According to Byers, if the boundary line is extended through the island, it would cut it in half.  In the meantime, says Byers, “Canadian politicians go there from time to time to get some favorable publicity by showing the flag.”  The exercise is otherwise pointless.

The only significant disputes regarding boundaries on water have been between Russia and Norway and between Canada and the United States, on the Beaufort Sea.  In the case of the Russia-Norway dispute, the two countries agreed to divide the area in question in two.

Byers demonstrated that the conflicting claims to the Beaufort Sea have surprising consequences.  If the approach favored by the United States is applied, it would indeed give them the disputed area.  However, if the line is extended, it would give Canada an area further north currently considered American.  That happenstance should make a negotiated settlement relatively straightforward.  In the meantime, the two countries are engaged in joint explorations of the sea bed.
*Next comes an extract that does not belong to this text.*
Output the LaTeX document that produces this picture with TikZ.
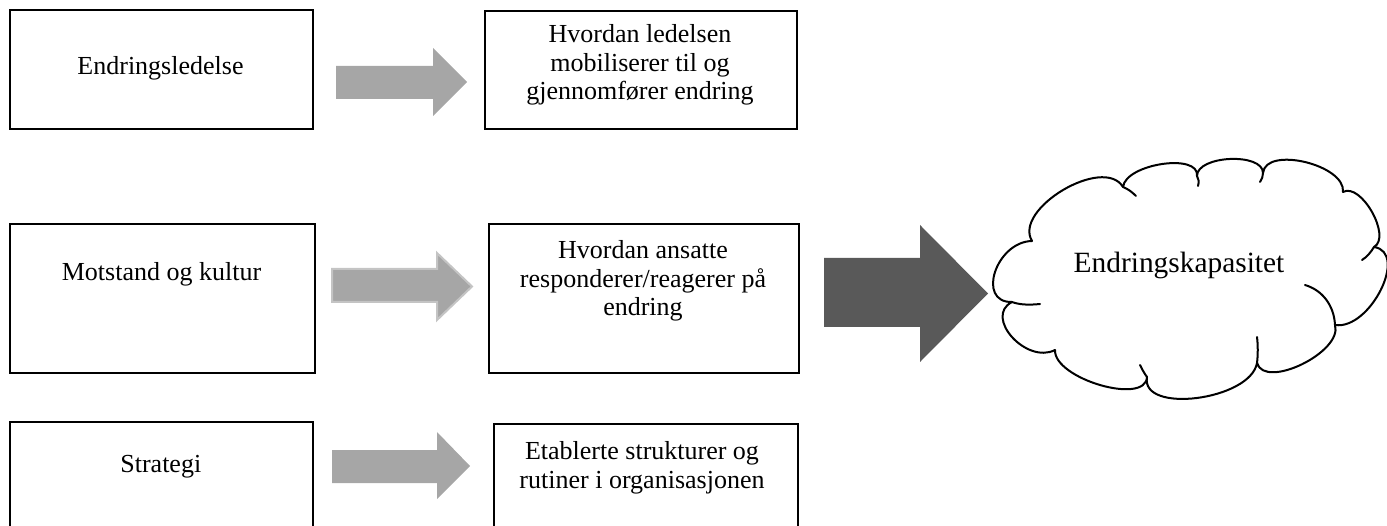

While the ownership of the Arctic is for all intents and purposes all but settled, Canada and the United States are locked in a dispute as to use of the Northwest Passage.  Both countries agree that the passage is Canadian, with Canadian land both north and south of it.  However, the United States claims a right of innocent passage, arguing that the passage constitutes international waters. 

Byers believes that the United States, the only country making this claim, may have reason to reconsider, not because of nation-states using the passage freely, but because of non-state interests, such as smugglers, terrorists, and criminals.  The danger is illustrated by the thwarted effort of a ship of Norwegian Hells Angels to go through the passage.  In any case, our claim is strengthened by the fact that Inuit have lived on the passage.

40% of Canada is in the Arctic, where there are 1900 islands.  Alaska is America’s Arctic presence.  Russia gets 20% of its GDP from the Arctic.  Other Arctic nations are Denmark (Greenland), Norway, Sweden, Finland, and Iceland. 

Byers is concerned about what is happening to the Arctic. Pollution is still a concern, even after the Pollution Prevention Act.  Climate change is happening big time in the Arctic. “I visited the Arctic during four summers,” he said.  A massive 150 foot thick glacier “had completely disappeared by the time of my fourth visit.”  The problem is the production of carbon dioxide.  “We have a heavy carbon footprint.”

Arctic melting is going on at an accelerating rate.  Ice and snow reflect 85% of the heat back into the atmosphere, while open water absorbs it.  As the water gets under the ice, the process proceeds more rapidly.  We are doing it to ourselves.

Finally, a word about Peter MacKay and his hysteria about Russian planes approaching Canada. First, they never entered Canadian air space.  Second, such flights occur all the time and, according to NORAD, they are useful in testing radar defenses.  Even the Americans do not buy his nonsense.